Three things had to happen BY ME as a part of this coaching process……
- I had to get uncomfortable. Doing something NEW, no matter WHAT it is, requires change. Change generally isn’t comfortable. So choosing to approach this with “I know nothing” so I could just sit back and absorb and learn were huge for me. Even when I wanted to say “I don’t want to do that, I want to do it this way instead.” I did it the way my coach said to do it….and as a result, I made some strength gains, and also learned some lessons.
- I had to do the work expected of me. And be accountable. And show up. Even when it wasn’t fun or convenient. Especially if I wanted to get better at this new skillset. And this also included a few nutritional protocols that aren’t my “norm.”

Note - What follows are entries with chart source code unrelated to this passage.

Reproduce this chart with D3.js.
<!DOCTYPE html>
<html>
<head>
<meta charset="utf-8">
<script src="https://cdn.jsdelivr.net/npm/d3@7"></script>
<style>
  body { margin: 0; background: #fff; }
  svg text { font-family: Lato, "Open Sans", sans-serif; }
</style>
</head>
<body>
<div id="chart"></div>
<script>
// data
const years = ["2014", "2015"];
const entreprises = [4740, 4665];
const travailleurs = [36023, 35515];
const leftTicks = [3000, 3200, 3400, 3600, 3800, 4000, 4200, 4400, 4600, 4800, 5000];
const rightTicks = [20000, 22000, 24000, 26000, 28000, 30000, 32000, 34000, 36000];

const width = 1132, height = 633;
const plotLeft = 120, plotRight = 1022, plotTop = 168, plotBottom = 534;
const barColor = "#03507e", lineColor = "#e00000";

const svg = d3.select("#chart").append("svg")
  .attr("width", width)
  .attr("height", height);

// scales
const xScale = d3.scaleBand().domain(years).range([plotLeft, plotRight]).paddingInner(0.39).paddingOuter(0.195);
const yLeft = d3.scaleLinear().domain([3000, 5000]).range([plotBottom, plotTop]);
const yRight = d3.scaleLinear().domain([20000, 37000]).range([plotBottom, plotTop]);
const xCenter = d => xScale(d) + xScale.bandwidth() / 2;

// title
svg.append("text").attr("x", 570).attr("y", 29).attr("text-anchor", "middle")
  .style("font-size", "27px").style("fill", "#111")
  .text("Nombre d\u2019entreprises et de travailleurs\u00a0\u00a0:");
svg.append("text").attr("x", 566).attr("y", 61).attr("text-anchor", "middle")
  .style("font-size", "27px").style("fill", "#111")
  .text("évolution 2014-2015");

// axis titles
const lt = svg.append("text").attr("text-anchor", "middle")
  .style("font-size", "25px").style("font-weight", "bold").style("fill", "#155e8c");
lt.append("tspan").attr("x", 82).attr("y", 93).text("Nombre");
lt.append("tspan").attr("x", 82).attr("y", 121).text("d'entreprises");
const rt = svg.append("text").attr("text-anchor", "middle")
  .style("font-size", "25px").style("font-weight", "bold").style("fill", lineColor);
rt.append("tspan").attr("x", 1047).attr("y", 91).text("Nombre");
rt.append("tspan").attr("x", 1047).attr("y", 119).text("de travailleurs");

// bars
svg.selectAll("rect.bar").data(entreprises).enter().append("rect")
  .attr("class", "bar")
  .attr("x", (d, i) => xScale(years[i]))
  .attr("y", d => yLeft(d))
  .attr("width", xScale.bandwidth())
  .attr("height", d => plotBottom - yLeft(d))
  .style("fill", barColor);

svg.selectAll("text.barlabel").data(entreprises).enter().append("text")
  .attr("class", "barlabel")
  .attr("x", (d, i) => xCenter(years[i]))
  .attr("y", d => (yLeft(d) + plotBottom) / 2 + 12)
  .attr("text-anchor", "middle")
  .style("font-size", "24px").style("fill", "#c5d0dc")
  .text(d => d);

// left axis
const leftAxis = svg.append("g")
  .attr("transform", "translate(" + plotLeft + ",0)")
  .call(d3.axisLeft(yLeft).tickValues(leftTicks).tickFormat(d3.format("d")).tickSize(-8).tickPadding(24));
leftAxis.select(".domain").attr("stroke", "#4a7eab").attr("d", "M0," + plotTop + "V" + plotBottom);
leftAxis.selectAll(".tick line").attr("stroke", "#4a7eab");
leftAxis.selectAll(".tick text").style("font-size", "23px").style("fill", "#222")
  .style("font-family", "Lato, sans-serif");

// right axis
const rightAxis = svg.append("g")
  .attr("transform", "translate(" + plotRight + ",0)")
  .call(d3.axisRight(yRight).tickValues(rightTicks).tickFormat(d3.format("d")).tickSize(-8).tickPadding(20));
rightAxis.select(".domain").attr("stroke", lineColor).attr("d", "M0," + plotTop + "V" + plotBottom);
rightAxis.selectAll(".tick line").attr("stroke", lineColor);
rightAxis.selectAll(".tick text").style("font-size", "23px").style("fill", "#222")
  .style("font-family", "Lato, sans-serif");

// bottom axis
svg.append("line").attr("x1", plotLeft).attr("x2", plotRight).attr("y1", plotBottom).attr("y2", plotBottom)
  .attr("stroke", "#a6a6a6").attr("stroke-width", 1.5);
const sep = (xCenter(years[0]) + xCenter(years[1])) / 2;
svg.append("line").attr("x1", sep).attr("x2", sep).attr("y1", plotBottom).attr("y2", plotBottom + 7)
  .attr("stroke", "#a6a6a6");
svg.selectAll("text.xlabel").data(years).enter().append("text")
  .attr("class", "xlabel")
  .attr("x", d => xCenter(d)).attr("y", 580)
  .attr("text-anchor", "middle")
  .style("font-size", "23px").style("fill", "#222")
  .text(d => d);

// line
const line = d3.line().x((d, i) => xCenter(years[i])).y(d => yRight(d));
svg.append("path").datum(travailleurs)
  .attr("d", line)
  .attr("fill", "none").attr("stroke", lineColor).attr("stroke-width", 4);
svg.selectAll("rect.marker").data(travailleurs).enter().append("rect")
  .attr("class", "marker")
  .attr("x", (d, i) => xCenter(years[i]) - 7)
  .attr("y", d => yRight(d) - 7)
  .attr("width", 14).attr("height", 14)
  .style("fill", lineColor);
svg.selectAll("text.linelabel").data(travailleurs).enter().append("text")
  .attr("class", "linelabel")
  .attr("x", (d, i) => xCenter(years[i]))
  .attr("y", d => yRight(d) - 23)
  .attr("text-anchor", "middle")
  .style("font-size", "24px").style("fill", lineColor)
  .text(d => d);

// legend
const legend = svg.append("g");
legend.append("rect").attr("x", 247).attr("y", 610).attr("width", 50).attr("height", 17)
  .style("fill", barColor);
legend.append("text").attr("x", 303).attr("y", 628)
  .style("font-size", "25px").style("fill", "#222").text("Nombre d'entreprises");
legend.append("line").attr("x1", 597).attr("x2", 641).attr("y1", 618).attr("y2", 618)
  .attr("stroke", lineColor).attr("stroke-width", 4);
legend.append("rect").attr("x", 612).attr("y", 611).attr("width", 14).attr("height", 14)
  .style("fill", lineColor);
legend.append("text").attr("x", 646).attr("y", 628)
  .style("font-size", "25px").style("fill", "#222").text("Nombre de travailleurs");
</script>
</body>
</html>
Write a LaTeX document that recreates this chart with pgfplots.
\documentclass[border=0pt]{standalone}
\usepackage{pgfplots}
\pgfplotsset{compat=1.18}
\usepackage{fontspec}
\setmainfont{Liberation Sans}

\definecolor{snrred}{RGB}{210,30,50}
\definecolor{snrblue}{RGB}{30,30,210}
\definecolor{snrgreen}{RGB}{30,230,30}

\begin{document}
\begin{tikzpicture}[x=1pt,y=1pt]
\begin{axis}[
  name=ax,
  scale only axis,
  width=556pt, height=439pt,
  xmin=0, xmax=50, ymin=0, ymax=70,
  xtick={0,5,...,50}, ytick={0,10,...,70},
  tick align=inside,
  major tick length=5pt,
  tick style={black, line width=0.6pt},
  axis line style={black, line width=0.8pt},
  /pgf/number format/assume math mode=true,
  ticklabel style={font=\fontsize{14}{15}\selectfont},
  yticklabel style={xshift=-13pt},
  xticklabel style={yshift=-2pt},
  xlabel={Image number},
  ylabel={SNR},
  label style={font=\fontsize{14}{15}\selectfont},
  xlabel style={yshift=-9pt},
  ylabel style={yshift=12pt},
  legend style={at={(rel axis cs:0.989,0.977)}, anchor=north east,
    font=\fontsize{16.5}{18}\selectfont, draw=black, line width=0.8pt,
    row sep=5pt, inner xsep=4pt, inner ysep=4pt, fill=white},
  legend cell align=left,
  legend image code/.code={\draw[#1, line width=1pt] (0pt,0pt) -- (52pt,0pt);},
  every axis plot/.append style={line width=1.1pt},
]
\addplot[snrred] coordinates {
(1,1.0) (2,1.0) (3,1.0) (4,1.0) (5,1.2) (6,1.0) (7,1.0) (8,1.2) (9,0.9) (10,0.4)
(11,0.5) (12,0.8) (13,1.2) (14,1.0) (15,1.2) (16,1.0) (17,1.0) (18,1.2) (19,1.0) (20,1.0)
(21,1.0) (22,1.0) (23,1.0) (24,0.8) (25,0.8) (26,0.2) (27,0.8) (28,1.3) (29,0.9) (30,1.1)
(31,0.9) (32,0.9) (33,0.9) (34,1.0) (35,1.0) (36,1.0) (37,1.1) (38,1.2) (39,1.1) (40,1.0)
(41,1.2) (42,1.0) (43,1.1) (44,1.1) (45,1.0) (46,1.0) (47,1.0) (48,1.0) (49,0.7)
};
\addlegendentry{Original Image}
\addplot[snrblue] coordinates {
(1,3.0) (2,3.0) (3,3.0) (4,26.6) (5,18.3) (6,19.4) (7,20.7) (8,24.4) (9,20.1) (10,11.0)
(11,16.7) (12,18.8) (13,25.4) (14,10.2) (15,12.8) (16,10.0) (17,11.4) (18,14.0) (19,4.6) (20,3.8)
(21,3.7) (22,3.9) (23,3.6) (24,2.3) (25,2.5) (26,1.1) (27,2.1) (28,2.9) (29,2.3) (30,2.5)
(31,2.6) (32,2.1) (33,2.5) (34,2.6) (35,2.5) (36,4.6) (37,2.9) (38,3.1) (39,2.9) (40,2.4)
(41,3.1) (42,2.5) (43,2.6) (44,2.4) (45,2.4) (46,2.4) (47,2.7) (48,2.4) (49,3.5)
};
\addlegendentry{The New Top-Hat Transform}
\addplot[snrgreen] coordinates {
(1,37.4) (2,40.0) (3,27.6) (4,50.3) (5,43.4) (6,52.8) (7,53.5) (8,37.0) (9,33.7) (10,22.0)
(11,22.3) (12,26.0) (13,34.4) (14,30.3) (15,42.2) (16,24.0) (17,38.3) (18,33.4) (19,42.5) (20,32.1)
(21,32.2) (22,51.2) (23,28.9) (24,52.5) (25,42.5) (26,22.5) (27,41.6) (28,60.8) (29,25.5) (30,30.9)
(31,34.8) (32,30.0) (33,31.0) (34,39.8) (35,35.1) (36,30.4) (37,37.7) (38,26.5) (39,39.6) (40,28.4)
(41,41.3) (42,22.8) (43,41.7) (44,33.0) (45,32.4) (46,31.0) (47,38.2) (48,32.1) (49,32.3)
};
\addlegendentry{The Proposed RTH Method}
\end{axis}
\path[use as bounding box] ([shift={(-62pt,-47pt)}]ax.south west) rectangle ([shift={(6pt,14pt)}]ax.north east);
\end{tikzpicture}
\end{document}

- I had to leave ego and fear at the door. I was a cautious student in this process, and I’m a cautious coach….I always go to the safest and most conservative thing possible (as I should!). For this program, I trained according to my max lifts. And I GREATLY underestimated my max lifts, because I’ve always sorta sorta maxed and not just sorta maxed. So I checked my fear at the door when I had my coach help me work up my numbers to appropriate levels for me. Which led to fear showing up the first few workouts of my new numbers. This was a GOOD THING for me. I had to learn through this.
Having a coach made me a better mover. But it also is helping me be a better coach. Because I have some new skills and ways of approaching things that make sense for different people. I think the greatest driver of this is that I had to be a STUDENT of a different “way” for awhile and learn myself. Being a student helps me help other people BETTER.
Having a coach helped me see, through a student’s eye, how it feels when I don’t WANT to, but I know it is probably the best thing for me…..to show up. Not only show up because my coach expects it, but to show up for MYSELF. I’m accountable to MYSELF. Showing up doesn’t necessarily mean that every workout or every session will be or feel amazing, or even that it will go 100% as written. But I still show up for myself appropriately when I need to. Because I’m in this for ME and my skillset and learning.
Having a coach is HUGE.
First, it takes the guesswork out. Someone else does the details for you after they get to know things about you. This frees up your energy and time so all you have to do is show up.
Second, coaches don’t tend to be emotional about the things you can easily get emotional about. So, suddenly the emotional piece is sorta gone.
Third, if you hire a good coach (please, please, PLEASE hire a coach based on knowledge, training, certifications, application, and someone who also does what they tell YOU to do), you will learn and make progress. A good coach respects your body and your limits and will keep you safe, while at the same time helping you grow and push outside of your comfort zone. A good coach will tell you WHY you are doing things and help you understand the process.
This experience solidified why coaches need coaches. And to be honest, why pretty much everyone will benefit from a qualified coach.